Я не хочу отговаривать людей искать объяснения природы, так как, да, нам это нужно. Большая область физики была основана на стремлении упростить и объединить вещи. Но с другой стороны, это пустое утверждение, что когда-либо может существовать «теория всего», что, на мой взгляд, в корне неверно с философской точки зрения. Для меня все эти концепции окончательности и конечных идей – просто попытка превратить науку в религиозную систему, с чем я глубоко не согласен. И тогда как же вы оправдаете и продолжите исследования, если не с мыслью, что сможете найти окончательный ответ? Ну, исследования – это не о финальном ответе, а о процессе открытий. Важно то, что вы обнаружите на этом пути, и именно любопытство движет дух человека вперед.
– Говоря о любопытстве… Однажды вы написали: «В некотором смысле, ученые – это люди, которые поддерживают огонь любопытства, пытаясь найти ответы на те вопросы, которые они задавали в детстве». Когда вы были ребенком, был ли у вас «формирующий» вопрос, который вы часто задавали, или опыт, который превратил вас в того ученого, которым вы являетесь сегодня? Пытаетесь ли вы все еще найти ответ на него?
– Я все еще полностью очарован тем, сколько наука может рассказать нам о происхождении и эволюции Вселенной. Современная космология и астробиология охватывает большинство вопросов, которые меня интересуют – например, меня восхищает идея перехода от не-жизни к жизни. Но если быть откровенным, я потерял маму, и это стало моим «формирующим» опытом.

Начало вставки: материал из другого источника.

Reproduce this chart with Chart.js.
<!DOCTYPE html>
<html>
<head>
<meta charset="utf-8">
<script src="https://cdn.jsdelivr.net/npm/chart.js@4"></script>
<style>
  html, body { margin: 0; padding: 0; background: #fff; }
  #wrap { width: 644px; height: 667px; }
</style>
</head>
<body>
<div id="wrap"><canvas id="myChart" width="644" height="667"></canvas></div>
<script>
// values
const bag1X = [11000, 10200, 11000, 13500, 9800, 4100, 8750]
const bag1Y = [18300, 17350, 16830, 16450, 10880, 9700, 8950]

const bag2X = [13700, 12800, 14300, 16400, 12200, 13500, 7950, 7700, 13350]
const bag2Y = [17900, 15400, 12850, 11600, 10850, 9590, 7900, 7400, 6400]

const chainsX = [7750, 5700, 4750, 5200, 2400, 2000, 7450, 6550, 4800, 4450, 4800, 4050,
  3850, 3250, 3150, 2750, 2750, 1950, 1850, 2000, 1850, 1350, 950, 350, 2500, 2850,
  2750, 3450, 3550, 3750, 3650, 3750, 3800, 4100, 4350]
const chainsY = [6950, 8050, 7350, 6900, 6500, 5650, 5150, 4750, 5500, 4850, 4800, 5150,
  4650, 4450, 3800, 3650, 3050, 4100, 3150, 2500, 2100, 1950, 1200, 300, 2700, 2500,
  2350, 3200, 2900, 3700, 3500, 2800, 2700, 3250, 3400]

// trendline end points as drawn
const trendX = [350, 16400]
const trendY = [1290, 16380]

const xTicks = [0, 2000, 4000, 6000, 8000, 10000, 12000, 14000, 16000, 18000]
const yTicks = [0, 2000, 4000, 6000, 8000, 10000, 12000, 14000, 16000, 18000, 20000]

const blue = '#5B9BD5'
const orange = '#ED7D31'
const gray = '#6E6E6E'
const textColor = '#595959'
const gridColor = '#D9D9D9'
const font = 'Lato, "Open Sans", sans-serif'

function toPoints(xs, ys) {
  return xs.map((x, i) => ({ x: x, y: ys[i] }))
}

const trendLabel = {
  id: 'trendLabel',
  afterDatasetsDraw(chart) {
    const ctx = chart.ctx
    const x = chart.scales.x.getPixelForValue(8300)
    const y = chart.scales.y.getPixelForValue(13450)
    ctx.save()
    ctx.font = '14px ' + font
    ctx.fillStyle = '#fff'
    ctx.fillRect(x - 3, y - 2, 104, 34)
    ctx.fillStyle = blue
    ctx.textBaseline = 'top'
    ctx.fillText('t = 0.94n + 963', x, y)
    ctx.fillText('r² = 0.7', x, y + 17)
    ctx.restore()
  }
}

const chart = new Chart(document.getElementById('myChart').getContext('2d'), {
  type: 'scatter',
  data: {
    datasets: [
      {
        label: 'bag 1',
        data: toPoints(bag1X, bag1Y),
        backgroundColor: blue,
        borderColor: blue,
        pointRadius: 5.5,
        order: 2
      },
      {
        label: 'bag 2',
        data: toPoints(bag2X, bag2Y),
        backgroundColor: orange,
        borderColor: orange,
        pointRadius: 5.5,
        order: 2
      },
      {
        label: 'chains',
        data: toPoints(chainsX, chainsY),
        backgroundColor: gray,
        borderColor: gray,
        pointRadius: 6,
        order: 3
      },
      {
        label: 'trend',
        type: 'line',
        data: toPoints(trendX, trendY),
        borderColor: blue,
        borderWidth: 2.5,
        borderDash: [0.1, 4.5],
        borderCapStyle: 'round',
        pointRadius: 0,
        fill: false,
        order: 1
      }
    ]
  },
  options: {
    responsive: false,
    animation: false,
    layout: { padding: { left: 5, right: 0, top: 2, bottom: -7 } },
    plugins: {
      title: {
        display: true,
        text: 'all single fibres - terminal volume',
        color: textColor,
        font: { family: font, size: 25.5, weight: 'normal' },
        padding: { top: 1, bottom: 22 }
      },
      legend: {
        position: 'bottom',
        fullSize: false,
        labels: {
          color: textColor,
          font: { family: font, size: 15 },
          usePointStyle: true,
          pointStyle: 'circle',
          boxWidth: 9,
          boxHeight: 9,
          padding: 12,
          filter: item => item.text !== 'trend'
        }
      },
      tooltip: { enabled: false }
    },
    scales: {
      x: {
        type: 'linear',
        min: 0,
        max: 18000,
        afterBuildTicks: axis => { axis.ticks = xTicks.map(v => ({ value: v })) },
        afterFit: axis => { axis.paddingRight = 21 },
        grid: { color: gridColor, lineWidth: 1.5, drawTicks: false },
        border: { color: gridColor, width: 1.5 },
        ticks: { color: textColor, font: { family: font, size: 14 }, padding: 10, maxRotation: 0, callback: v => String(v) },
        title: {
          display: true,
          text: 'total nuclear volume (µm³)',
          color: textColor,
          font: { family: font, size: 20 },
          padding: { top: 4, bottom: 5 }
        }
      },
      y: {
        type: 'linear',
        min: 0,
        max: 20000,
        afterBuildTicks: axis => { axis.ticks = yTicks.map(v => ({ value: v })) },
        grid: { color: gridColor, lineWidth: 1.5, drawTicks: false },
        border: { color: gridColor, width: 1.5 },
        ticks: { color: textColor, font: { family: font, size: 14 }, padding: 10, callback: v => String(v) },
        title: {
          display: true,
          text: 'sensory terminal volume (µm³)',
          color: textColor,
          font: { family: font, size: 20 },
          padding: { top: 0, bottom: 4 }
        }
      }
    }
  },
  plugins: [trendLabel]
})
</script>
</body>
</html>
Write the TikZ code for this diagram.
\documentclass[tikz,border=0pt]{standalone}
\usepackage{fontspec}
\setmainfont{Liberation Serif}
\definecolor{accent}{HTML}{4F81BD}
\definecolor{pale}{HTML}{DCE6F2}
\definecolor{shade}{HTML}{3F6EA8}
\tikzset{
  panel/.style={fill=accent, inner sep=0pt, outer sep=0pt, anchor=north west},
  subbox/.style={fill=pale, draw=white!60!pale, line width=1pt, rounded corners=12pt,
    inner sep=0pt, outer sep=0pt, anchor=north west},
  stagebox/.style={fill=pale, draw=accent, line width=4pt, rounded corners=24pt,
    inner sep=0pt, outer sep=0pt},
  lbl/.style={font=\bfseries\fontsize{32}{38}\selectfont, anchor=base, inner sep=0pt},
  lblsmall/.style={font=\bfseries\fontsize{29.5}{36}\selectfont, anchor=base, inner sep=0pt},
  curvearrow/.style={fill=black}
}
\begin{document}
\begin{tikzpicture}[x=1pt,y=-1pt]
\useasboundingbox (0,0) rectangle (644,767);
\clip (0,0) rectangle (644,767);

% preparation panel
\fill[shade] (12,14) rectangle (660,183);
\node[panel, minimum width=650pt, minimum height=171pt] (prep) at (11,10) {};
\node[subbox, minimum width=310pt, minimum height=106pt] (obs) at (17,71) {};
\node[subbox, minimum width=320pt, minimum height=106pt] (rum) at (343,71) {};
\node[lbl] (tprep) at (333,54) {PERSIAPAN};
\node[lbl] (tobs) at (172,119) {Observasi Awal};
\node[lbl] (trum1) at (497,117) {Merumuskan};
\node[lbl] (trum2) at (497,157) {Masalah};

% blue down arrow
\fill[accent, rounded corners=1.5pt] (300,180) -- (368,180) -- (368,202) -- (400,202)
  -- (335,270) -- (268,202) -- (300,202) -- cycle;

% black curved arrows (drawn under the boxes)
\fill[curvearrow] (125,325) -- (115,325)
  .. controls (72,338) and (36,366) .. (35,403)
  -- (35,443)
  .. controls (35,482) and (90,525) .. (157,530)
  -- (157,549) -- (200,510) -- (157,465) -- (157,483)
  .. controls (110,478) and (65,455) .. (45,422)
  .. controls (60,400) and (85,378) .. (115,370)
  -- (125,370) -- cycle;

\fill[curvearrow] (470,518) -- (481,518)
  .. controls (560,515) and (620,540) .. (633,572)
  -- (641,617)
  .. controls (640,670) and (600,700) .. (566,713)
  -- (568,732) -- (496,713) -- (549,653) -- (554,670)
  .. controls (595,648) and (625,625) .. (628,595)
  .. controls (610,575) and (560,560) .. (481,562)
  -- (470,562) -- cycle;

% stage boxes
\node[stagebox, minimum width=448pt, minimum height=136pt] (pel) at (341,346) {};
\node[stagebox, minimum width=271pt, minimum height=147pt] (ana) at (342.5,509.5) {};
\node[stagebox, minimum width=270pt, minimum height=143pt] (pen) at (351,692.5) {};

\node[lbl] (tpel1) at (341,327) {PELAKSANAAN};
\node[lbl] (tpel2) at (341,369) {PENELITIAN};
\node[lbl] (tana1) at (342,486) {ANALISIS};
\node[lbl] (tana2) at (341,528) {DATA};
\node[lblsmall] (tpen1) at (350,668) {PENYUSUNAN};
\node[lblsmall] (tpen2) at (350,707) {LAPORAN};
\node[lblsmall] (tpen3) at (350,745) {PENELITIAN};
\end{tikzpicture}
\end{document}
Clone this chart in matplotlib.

Мне было шесть лет, и эта потеря была абсолютно опустошительной. Это дало мне возможность прочувствовать понятие времени с раннего возраста. И мне на ум сразу пришла религия – я еврей, но когда я был подростком, я сильно разочаровался в Ветхом Завете, а затем я нашел для себя Эйнштейна. Именно тогда я понял, что с помощью науки вы можете задавать вопросы о природе времени и пространства, и самой природы. Это просто поразило мое воображение.
И поэтому я считаю, что раннее чувство потери заставило меня заинтересоваться вопросами бытия. И если вам интересно узнать об этом, физика является прекрасным проводником, так как она приближает вас к природе главных фундаментальных вопросов: о пространстве, времени, происхождении. И с тех пор я был счастлив.